The fifth season started September 23, 2005, on Friday nights and beginning mid-season, airings were followed by reruns of the show. The show celebrated its 100th episode on February 3, 2006, even though the actual 100th episode was not aired until March 31.

===Cancellation===
After five seasons and 104 episodes, Fox announced the cancellation of The Bernie Mac Show.

The series finale titled "Bernie's Angels" focused on Bernie getting an electrical shock and ends up traumatized. After he recovers, he begins to teach Jordan and Bryanna how to do certain things on their own. Also, Vanessa doesn't want Bernie to be involved in her choosing a college. Meanwhile, Jordan takes advantage of Bernie's kindness. In the end, Vanessa and Bernie make up (mainly due to her writing an essay about who inspires her most: which is him). In the final scene of the series, Bernie goes back to his normal self and takes back the iPod he bought Jordan since he was taking advantage of him. Bernie's final line is a farewell message to the viewers and stating that he is going to continue to raise and teach the kids for as long as they need it and he also wishes the viewers luck. The scene pans out with Jordan on his knees sobbing and begging for the iPod while Bernie smugly laughs and teases him.

===Syndication and international broadcast===
The series had been airing in syndication since September 2005 and aired on Independent, Fox, UPN and The WB affiliates (the letter networks The WB 100+ Station Group (now The CW Plus) also carries the program as part of its national schedule) and was on the FX network from September 2008 until 2011. In syndication, the series' title is shortened simply to Bernie Mac. Bernie Mac's hometown of Chicago aired the series on the city's independent station WCIU The U. The Bernie Mac Show began its run on the station in September 2005. In the beginning of fall 2009, the series briefly moved to The U's sister station Me-TV, before returning to The U where it remained until late 2010. It also formerly aired reruns on BET, BET Her, Laff, MTV2 and TV One. It currently airs on Bounce TV and Aspire TV.

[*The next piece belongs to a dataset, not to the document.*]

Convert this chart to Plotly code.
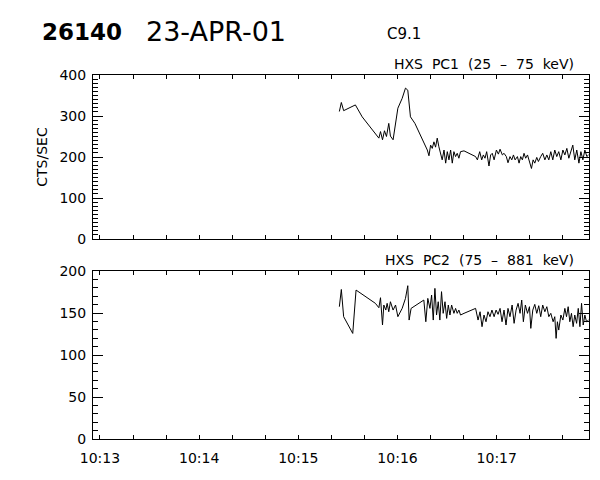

On the day of Mac's funeral, The U aired a retrospective TV special called A Tribute to Bernie Mac, which featured clips from the series and an interview with Camille Winbush, who portrayed Vanessa.

Reruns of the show were also aired on Much in Canada. The show aired in Jamaica on CVM Television.

==Home media==

| DVD name | Release date | Ep # | Additional information |
|---|---|---|---|
| Season 1 | May 4, 2004 | 22 | Bonus features include commentary on the pilot episode from Bernie Mac and a 60-minute A & E Tvography. |

The Season One DVD box set was released on DVD May 4, 2004.

==Reception==
===American ratings===

| Season | Timeslot (EDT) | Season premiere | Season finale | TV season | Rank | Viewers (in millions) |
|---|---|---|---|---|---|---|
| 1 | Wednesday 9:00 P.M. (November 14, 2001 – May 15, 2002) | November 14, 2001 | May 15, 2002 | 2001–2002 | #63 | 9.5 |
| 2 | Wednesday 8:00 P.M. (September 18, 2002 – December 11, 2002) Wednesday 9:00 P.M. (January 15, 2003 – May 14, 2003) | September 18, 2002 | May 14, 2003 | 2002–2003 | #60 | 10.0 |
| 3 | Sunday 8:30 P.M. (November 30, 2003 – March 14, 2004) Monday 8:00 P.M. (March 22, 2004 – April 26, 2004) Tuesday 8:00 P.M. (June 15, 2004 – June 29, 2004) | November 30, 2003 | June 29, 2004 | 2003–2004 | #95 | 7.5 |
| 4 | Wednesday 9:00 P.M. (September 8, 2004 – September 29, 2004) Friday 8:00 P.M. (January 14, 2005 – April 8, 2005) | September 8, 2004 | April 8, 2005 | 2004–2005 | #110 | 4.8 |
| 5 | Friday 8:00 P.M. (September 23, 2005 – April 14, 2006) | September 23, 2005 | April 14, 2006 | 2005–2006 | #130 | 3.6 |

===Awards and nominations===
The Bernie Mac Show won a Peabody Award in 2001, the Humanitas Prize, a Primetime Emmy Award, three NAACP Image Awards for Outstanding Comedy Series, and was honored by the Television Critics Association.

For his role in the show, Bernie Mac was honored by the Television Critics Association for Individual Achievement in a Comedy as well as the NAACP Image Award for Outstanding Actor in a Comedy Series four years in a row: 2003, 2004, 2005, and 2006.